NASA Goddard Space Flight Center has developed an integrated-path, differential absorption lidar approach to measure column-averaged atmospheric CO2 (XCO2) towards future spaceborne carbon missions and has conducted several airborne campaigns as demonstrations during the past decade. Jianping Mao is first author on a new paper in Atmospheric Measurement Techniques titled, “Airborne lidar measurements of atmospheric CO2 column concentrations to cloud tops made during the 2017 ASCENDS/ABoVE campaign”.
This study demonstrates the lidar’s capability to fill in CO2 mixing ratio (XCO2) measurement gaps in cloudy regions and to help resolve the vertical and horizontal distributions of atmospheric CO2. The researchers measured the column-averaged XCO2 to a variety of cloud tops with an airborne pulsed multi-wavelength integrated path differential absorption (IPDA) lidar during NASA’s 2017 ASCENDS/ABoVE airborne campaign. Measurements of height-resolved atmospheric backscatter profiles allow this lidar to retrieve XCO2 to cloud tops, as well as to the ground, with accurate knowledge of the photon path length. They validated these measurements with those from an onboard in situ CO2 sensor during spiral-down maneuvers. These lidar measurements were 2–3 times better than those from previous airborne campaigns due to using a wavelength step-locked laser transmitter and a high-efficiency detector for this campaign. This active remote sensing technique can provide all-sky data coverage and high-quality XCO2 measurements for future airborne science campaigns and space missions.
The paper was recently distinguished as a highlight paper by Atmospheric Measurement Techniques with the following public statement from the executive editor:
This paper demonstrates that lidar CO2 measurements can substantially complement current passive remote sensors by providing measurements above clouds and within cloud gaps. Furthermore, lidar provides data at high latitudes where spectroscopy suffers from low solar illumination and challenging albedo variations. This is of particular importance in the context of Arctic amplification. The paper paves the way for future CO2 and also CH4 lidar measurements from satellites.”

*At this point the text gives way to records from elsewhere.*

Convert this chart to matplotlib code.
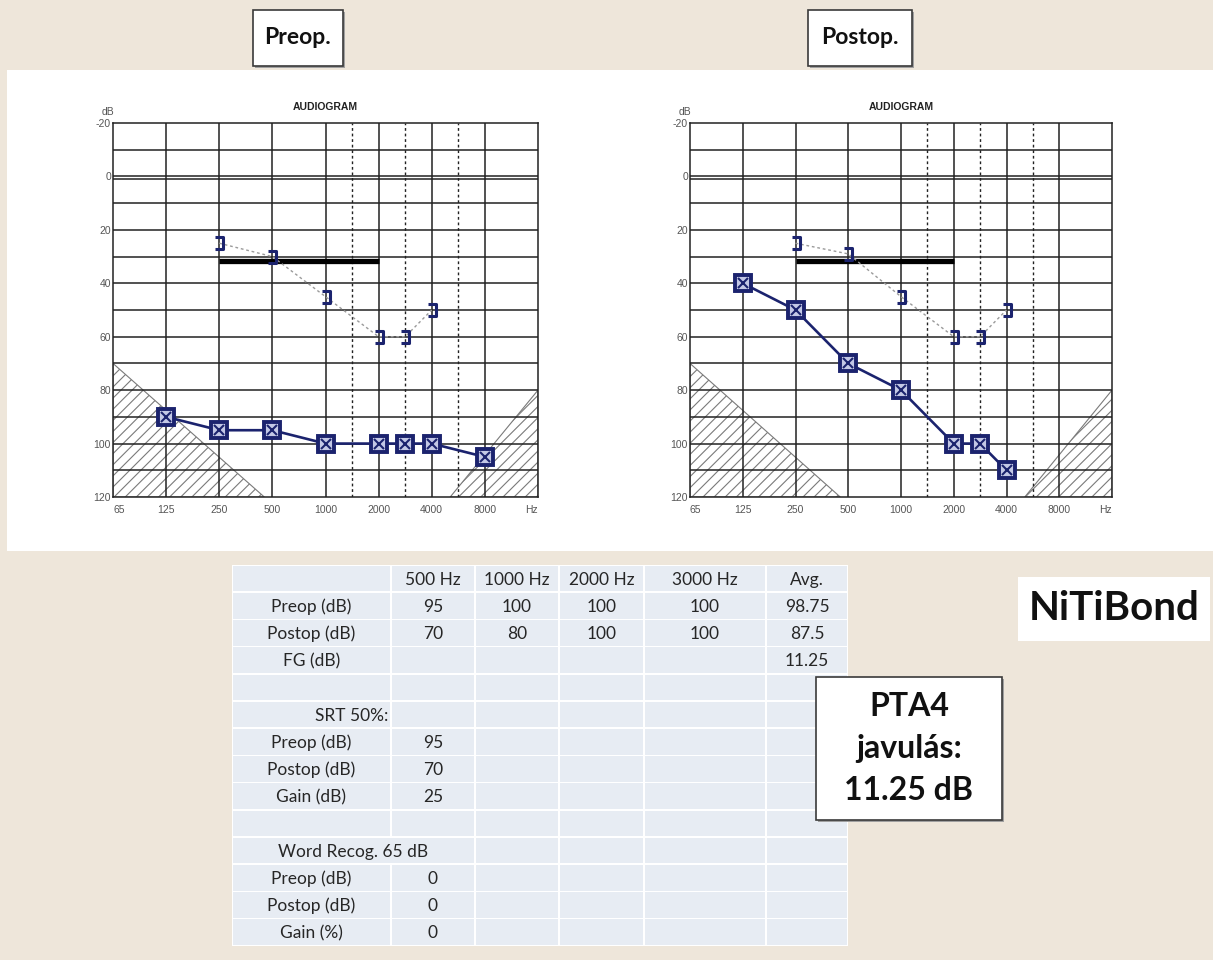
import numpy as np
import matplotlib
matplotlib.use("Agg")
import matplotlib.pyplot as plt
from matplotlib.patches import Rectangle, Polygon
from matplotlib.path import Path
from matplotlib.ticker import NullLocator

plt.rcParams['font.family'] = ['Lato', 'DejaVu Sans']
plt.rcParams['hatch.linewidth'] = 0.8
plt.rcParams['axes.unicode_minus'] = False

# ---------------- data ----------------
freq_ticks = [62.5, 125, 250, 500, 1000, 2000, 4000, 8000, 16000]
freq_labels = ['65', '125', '250', '500', '1000', '2000', '4000', '8000', 'Hz']
half_octaves = [1500, 3000, 6000]

ac_freqs_pre = [125, 250, 500, 1000, 2000, 3000, 4000, 8000]
ac_pre = [90, 95, 95, 100, 100, 100, 100, 105]
ac_freqs_post = [125, 250, 500, 1000, 2000, 3000, 4000]
ac_post = [40, 50, 70, 80, 100, 100, 110]

bc_freqs = [250, 500, 1000, 2000, 3000, 4000]
bc_pre = [25, 30, 45, 60, 60, 50]
bc_post = [25, 29, 45, 60, 60, 50]

bar_freqs = [250, 2000]
bar_level = 31.5

pta_header = ['', '500 Hz', '1000 Hz', '2000 Hz', '3000 Hz', 'Avg.']
pta_pre = [95, 100, 100, 100]
pta_post = [70, 80, 100, 100]
srt_pre, srt_post = 95, 70
word_pre, word_post = 0, 0

# ---------------- audiogram frequency scale ----------------
_scale_f = np.log2([62.5, 125, 250, 500, 1000, 1500, 2000, 3000, 4000, 6000, 8000, 16000])
_scale_p = np.array([0, 1, 2, 3, 4, 4.5, 5, 5.5, 6, 6.5, 7, 8], dtype=float)


def f_fwd(f):
    f = np.asarray(f, dtype=float)
    return np.interp(np.log2(np.clip(f, 1e-6, None)), _scale_f, _scale_p)


def f_inv(p):
    p = np.asarray(p, dtype=float)
    return 2 ** np.interp(p, _scale_p, _scale_f)


W, H = 1213, 960
NAVY = '#1b236e'
BEIGE = '#eee6da'

fig = plt.figure(figsize=(W / 100, H / 100), dpi=100, facecolor=BEIGE)

# background / annotation layer in pixel coordinates
bg = fig.add_axes([0, 0, 1, 1], zorder=0)
bg.set_xlim(0, W)
bg.set_ylim(H, 0)
bg.axis('off')
bg.add_patch(Rectangle((7, 70), W - 7, 481, facecolor='white', edgecolor='none'))

bracket = Path([(-0.6, 1), (0.6, 1), (0.6, -1), (-0.6, -1)],
               [Path.MOVETO, Path.LINETO, Path.LINETO, Path.LINETO])


def audiogram(rect, ac_f, ac_v, bc_v):
    l, t, w, h = rect
    ax = fig.add_axes([l / W, 1 - (t + h) / H, w / W, h / H], zorder=2)
    ax.set_xscale('function', functions=(f_fwd, f_inv))
    ax.set_xlim(62.5, 16000)
    ax.set_ylim(120, -20)
    ax.xaxis.set_minor_locator(NullLocator())
    ax.yaxis.set_minor_locator(NullLocator())

    # masking / no-response hatch zones
    ax.add_patch(Polygon([(62.5, 70), (450, 120), (62.5, 120)], closed=True,
                         facecolor='none', edgecolor='#7a7a7a', hatch='///',
                         lw=0.8, zorder=1))
    ax.add_patch(Polygon([(16000, 80), (5300, 120), (16000, 120)], closed=True,
                         facecolor='none', edgecolor='#7a7a7a', hatch='///',
                         lw=0.8, zorder=1))

    for y in range(-10, 120, 10):
        ax.axhline(y, color='#222222', lw=1.1, zorder=2)
    ax.axhline(1.1, color='#222222', lw=1.1, zorder=2)
    for f in freq_ticks[1:-1]:
        ax.axvline(f, color='#222222', lw=1.1, zorder=2)
    for f in half_octaves:
        ax.axvline(f, color='#222222', lw=1.0, ls=(0, (2, 2)), zorder=2)
    for s in ax.spines.values():
        s.set_color('#222222')
        s.set_linewidth(1.1)

    # thick black bar
    ax.plot(bar_freqs, [bar_level, bar_level], color='black', lw=3.8,
            solid_capstyle='butt', zorder=3)

    # bone conduction
    ax.plot(bc_freqs, bc_v, color='#9a9a9a', lw=1.0, ls=(0, (2, 2)), zorder=4)
    ax.plot(bc_freqs, bc_v, ls='none', marker=bracket, ms=9, mew=2.2,
            mec=NAVY, mfc='none', zorder=5)

    # air conduction
    ax.plot(ac_f, ac_v, color=NAVY, lw=1.9, zorder=6)
    ax.plot(ac_f, ac_v, ls='none', marker='s', ms=11, mew=2.8, mec=NAVY,
            mfc='#c3c8e6', zorder=7)
    ax.plot(ac_f, ac_v, ls='none', marker='x', ms=7.5, mew=1.5, mec=NAVY,
            zorder=8)

    ax.set_yticks(range(-20, 121, 20))
    ax.set_xticks(freq_ticks, labels=freq_labels)
    ax.tick_params(length=0, labelsize=7.5, labelcolor='#555555')
    ax.tick_params(axis='y', pad=1.5)
    ax.tick_params(axis='x', pad=6)
    for lab in ax.get_xticklabels() + ax.get_yticklabels():
        lab.set_fontfamily(['Liberation Sans', 'DejaVu Sans'])
    xl = ax.get_xticklabels()
    xl[0].set_ha('left')
    xl[-1].set_ha('right')
    ax.annotate('dB', xy=(0, 1), xycoords='axes fraction', xytext=(-3.6, 4.5),
                textcoords='offset points', ha='center', va='bottom',
                fontsize=7.5, color='#555555', family=['Liberation Sans'])
    ax.set_title('AUDIOGRAM', fontsize=7.5, fontweight='bold', pad=9,
                 family=['Liberation Sans'], color='#222222')
    return ax


audiogram((113, 123, 425, 374), ac_freqs_pre, ac_pre, bc_pre)
audiogram((690, 123, 422, 374), ac_freqs_post, ac_post, bc_post)


def text_box(x0, y0, x1, y1, lines, size, line_gap, border=True):
    if border:
        bg.add_patch(Rectangle((x0 + 2, y0 + 2), x1 - x0, y1 - y0,
                               facecolor='#a0a0a0', edgecolor='none'))
    bg.add_patch(Rectangle((x0, y0), x1 - x0, y1 - y0, facecolor='white',
                           edgecolor='#3a3a3a' if border else 'none', lw=1.2))
    cx, cy = (x0 + x1) / 2, (y0 + y1) / 2
    n = len(lines)
    for i, s in enumerate(lines):
        bg.text(cx, cy + (i - (n - 1) / 2) * line_gap, s, ha='center',
                va='center', fontsize=size, fontweight='bold', color='#111111')


text_box(253, 10, 343, 66, ['Preop.'], 16.5, 0)
text_box(808, 10, 912, 66, ['Postop.'], 16.5, 0)
text_box(1018, 577, 1210, 641, ['NiTiBond'], 29, 0, border=False)

# ---------------- results table ----------------
col_edges = [232, 391, 475, 559, 644, 766, 848]
row_top, row_h = 565, 27.2

fmt = lambda v: f'{v:g}'
pre_avg = np.mean(pta_pre)
post_avg = np.mean(pta_post)
rows = [
    pta_header,
    ['Preop (dB)'] + [fmt(v) for v in pta_pre] + [fmt(pre_avg)],
    ['Postop (dB)'] + [fmt(v) for v in pta_post] + [fmt(post_avg)],
    ['FG (dB)', '', '', '', '', fmt(pre_avg - post_avg)],
    [''] * 6,
    ['SRT 50%:', '', '', '', '', ''],
    ['Preop (dB)', fmt(srt_pre), '', '', '', ''],
    ['Postop (dB)', fmt(srt_post), '', '', '', ''],
    ['Gain (dB)', fmt(srt_pre - srt_post), '', '', '', ''],
    [''] * 6,
    ['Word Recog. 65 dB', '', '', '', '', ''],
    ['Preop (dB)', fmt(word_pre), '', '', '', ''],
    ['Postop (dB)', fmt(word_post), '', '', '', ''],
    ['Gain (%)', fmt(word_post - word_pre), '', '', '', ''],
]

bg.add_patch(Rectangle((col_edges[0], row_top), col_edges[-1] - col_edges[0],
                       row_h * len(rows), facecolor='white', edgecolor='none'))
for r, row in enumerate(rows):
    y0 = row_top + r * row_h
    cy = y0 + row_h / 2
    merged = row[0].startswith('Word')
    c = 0
    while c < len(col_edges) - 1:
        x0 = col_edges[c]
        x1 = col_edges[c + 2] if (merged and c == 0) else col_edges[c + 1]
        bg.add_patch(Rectangle((x0 + 0.8, y0 + 0.8), x1 - x0 - 1.6, row_h - 1.6,
                               facecolor='#e7ecf3', edgecolor='none'))
        c += 2 if (merged and c == 0) else 1
    for c, s in enumerate(row):
        if not s:
            continue
        cx = (col_edges[c] + col_edges[c + 1]) / 2
        ha = 'center'
        if c == 0 and s.startswith('SRT'):
            cx, ha = col_edges[1] - 3, 'right'
        elif c == 0 and merged:
            cx, ha = 278, 'left'
        bg.text(cx, cy + 1, s, ha=ha, va='center', fontsize=12.5,
                color='#262626')

text_box(816, 677, 1002, 820, ['PTA4', 'javulás:', '11.25 dB'], 23, 42.5)

fig.savefig('out.png', dpi=100, facecolor=BEIGE)
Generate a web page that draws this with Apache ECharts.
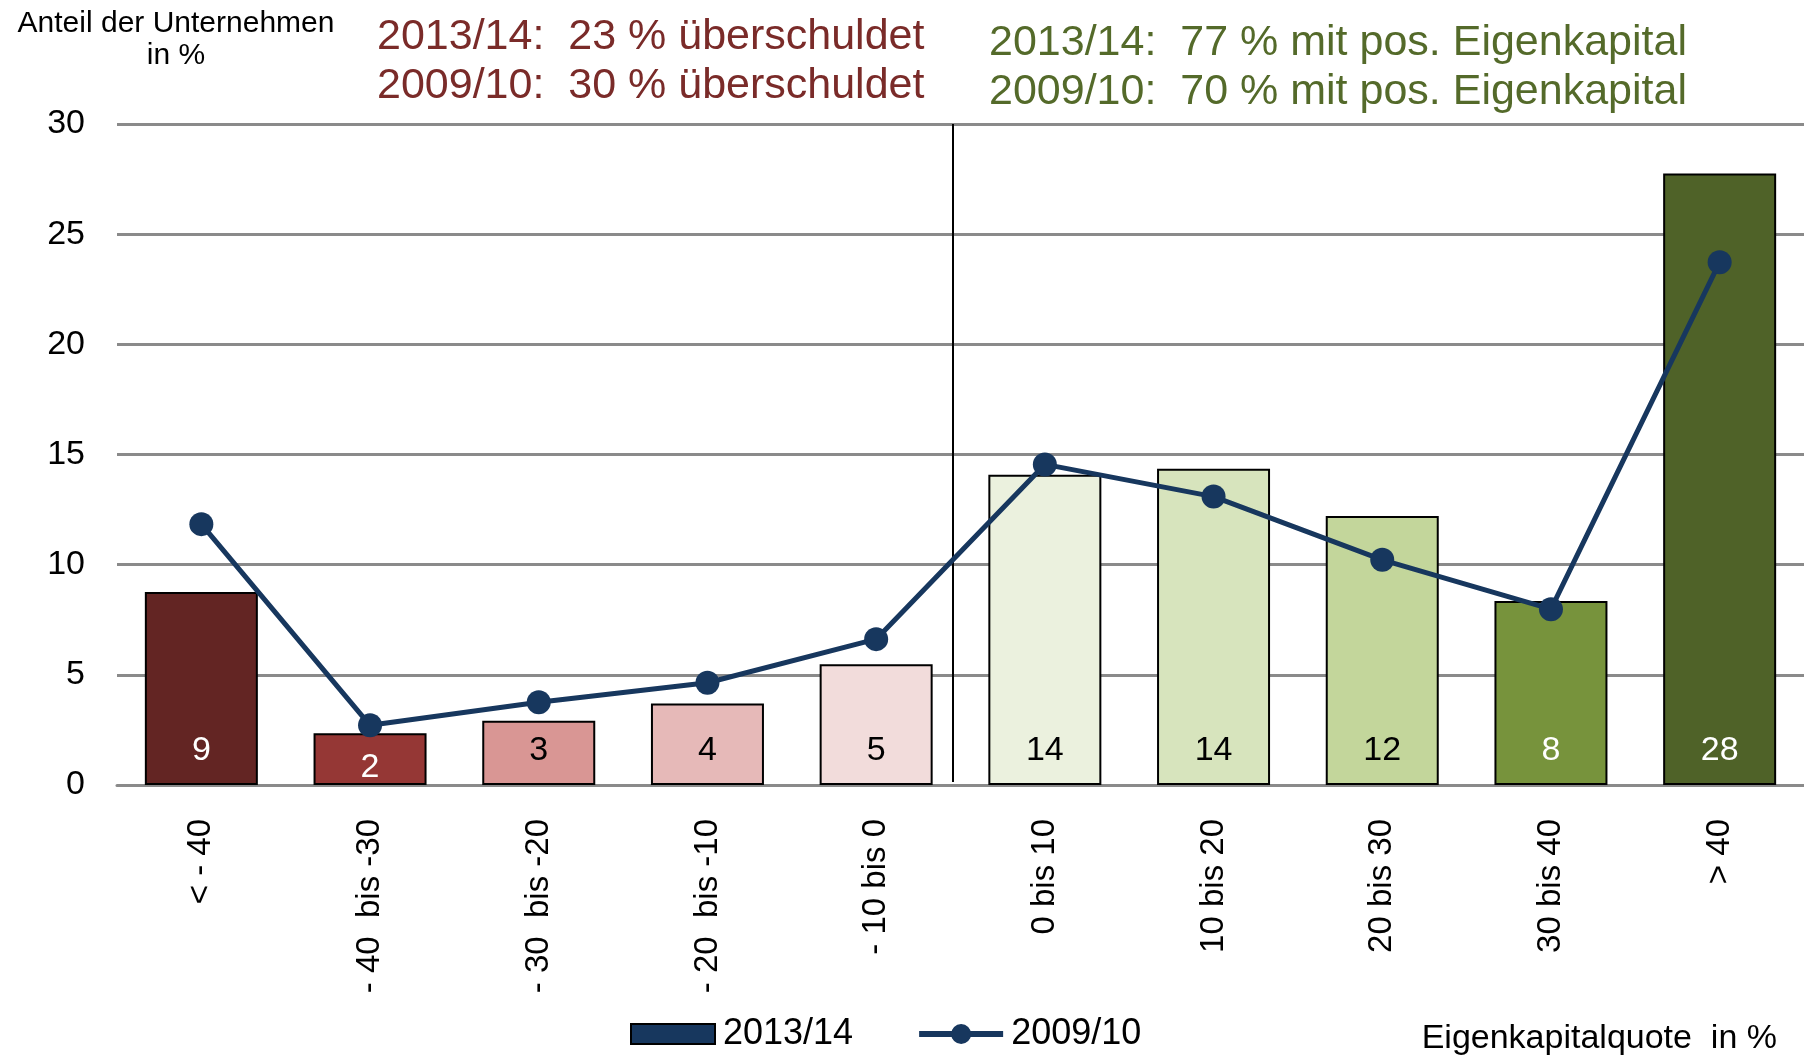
<!DOCTYPE html>
<html>
<head>
<meta charset="utf-8">
<script src="https://cdn.jsdelivr.net/npm/echarts@6/dist/echarts.min.js"></script>
<style>
html, body { margin: 0; padding: 0; background: #fff; }
#chart { width: 1804px; height: 1057px; }
</style>
</head>
<body>
<div id="chart"></div>
<script>
// Eigenkapitalquote classes
const categories = ["< - 40", "- 40  bis -30", "- 30  bis -20", "- 20  bis -10", "- 10 bis 0",
    "0 bis 10", "10 bis 20", "20 bis 30", "30 bis 40", "> 40"]
// share of companies in %, 2013/14 (bars) and 2009/10 (line)
const share1314 = [8.76, 2.35, 2.92, 3.70, 5.48, 14.08, 14.35, 12.21, 8.35, 27.75]
const share0910 = [11.84, 2.71, 3.76, 4.64, 6.62, 14.55, 13.09, 10.22, 7.98, 23.73]
const redNotes = ["2013/14:  23 % überschuldet", "2009/10:  30 % überschuldet"]
const greenNotes = ["2013/14:  77 % mit pos. Eigenkapital", "2009/10:  70 % mit pos. Eigenkapital"]

const barColors = ["#632523", "#953735", "#D99694", "#E6B9B8", "#F2DCDB",
    "#EBF1DE", "#D7E4BD", "#C3D69B", "#77933C", "#4F6228"]
const labelColors = ["#fff", "#fff", "#000", "#000", "#000", "#000", "#000", "#000", "#fff", "#fff"]
const font = "'Liberation Sans', Arial, sans-serif"
// legend icon: thick line with a dot in the middle (all parts clockwise so nothing is cut out)
const lineIcon = "path://M0,7H84V13H0Z M32,10a10,10 0 1,1 20,0a10,10 0 1,1 -20,0Z"

var myChart = echarts.init(document.getElementById("chart"))

myChart.setOption({
    animation: false,
    textStyle: { fontFamily: font },
    title: {
        text: "Anteil der Unternehmen\nin %",
        left: 176,
        top: 8,
        padding: 0,
        textAlign: "center",
        textStyle: { fontSize: 30, lineHeight: 32, fontWeight: "normal", color: "#000", fontFamily: font },
    },
    grid: { left: 117, right: 0, top: 124, bottom: 272, containLabel: false },
    legend: {
        left: 630,
        top: 1016,
        padding: 0,
        itemWidth: 84,
        itemHeight: 20,
        itemGap: 66,
        textStyle: { fontSize: 36, color: "#000", fontFamily: font, padding: [0, 0, 0, 3] },
        data: [
            { name: "2013/14", icon: "rect" },
            { name: "2009/10", icon: lineIcon },
        ],
    },
    xAxis: {
        type: "category",
        data: categories,
        axisTick: { show: false },
        axisLine: { lineStyle: { color: "#8A8A8A", width: 3 } },
        axisLabel: { rotate: 90, interval: 0, margin: 34, fontSize: 33, color: "#000", fontFamily: font },
    },
    yAxis: {
        type: "value",
        min: 0,
        max: 30,
        interval: 5,
        axisLine: { show: false },
        axisTick: { show: false },
        splitLine: { lineStyle: { color: "#8A8A8A", width: 3 } },
        axisLabel: { margin: 32, fontSize: 34, color: "#000", fontFamily: font },
    },
    series: [
        {
            name: "2013/14",
            type: "bar",
            barWidth: 113,
            itemStyle: { color: "#17375E", borderColor: "#000", borderWidth: 2 },
            label: {
                show: true,
                position: "insideBottom",
                distance: 17,
                fontSize: 34,
                fontFamily: font,
                formatter: (p) => Math.round(p.value),
            },
            data: share1314.map((v, i) => ({
                value: v,
                itemStyle: { color: barColors[i] },
                label: { color: labelColors[i], distance: v < 2.5 ? 0 : 17 },
            })),
        },
        {
            name: "2009/10",
            type: "line",
            z: 5,
            symbol: "circle",
            symbolSize: 24,
            itemStyle: { color: "#17375E" },
            lineStyle: { color: "#17375E", width: 5 },
            data: share0910,
        },
    ],
    graphic: [
        {
            id: "red",
            type: "text",
            x: 377,
            y: 13,
            style: { text: redNotes.join("\n"), fontSize: 43, lineHeight: 49, fontFamily: font, fill: "#7A2B29" },
        },
        {
            id: "green",
            type: "text",
            x: 989,
            y: 19,
            style: { text: greenNotes.join("\n"), fontSize: 43, lineHeight: 49, fontFamily: font, fill: "#546A2A" },
        },
        {
            id: "xname",
            type: "text",
            x: 1777,
            y: 1022,
            style: { text: "Eigenkapitalquote  in %", align: "right", fontSize: 34, fontFamily: font, fill: "#000" },
        },
    ],
})

// vertical divider between negative and positive equity
const xa = myChart.convertToPixel({ xAxisIndex: 0 }, 4)
const xb = myChart.convertToPixel({ xAxisIndex: 0 }, 5)
const yTop = myChart.convertToPixel({ yAxisIndex: 0 }, 30)
const yBot = myChart.convertToPixel({ yAxisIndex: 0 }, 0)
const xd = Math.round((xa + xb) / 2) - 8
myChart.setOption({
    graphic: [
        {
            id: "divider",
            type: "line",
            z: 1,
            shape: { x1: xd, y1: yTop, x2: xd, y2: yBot - 3 },
            style: { stroke: "#000", lineWidth: 2 },
        },
    ],
})
</script>
</body>
</html>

Dr. Jianping Mao graduated from the University of Maryland at College Park. He is a mission-oriented research scientist for NASA’s Earth Science Enterprise. Over the past two decades, he has been dedicating to developing remote sensing techniques to observe changes of atmospheric CO2 and CH4, the two most important anthropogenic greenhouse gases that have long been understood to exert a critical influence on Earth’s climate. He has won several NASA awards, including the 2017 NASA Robert H. Goddard Award.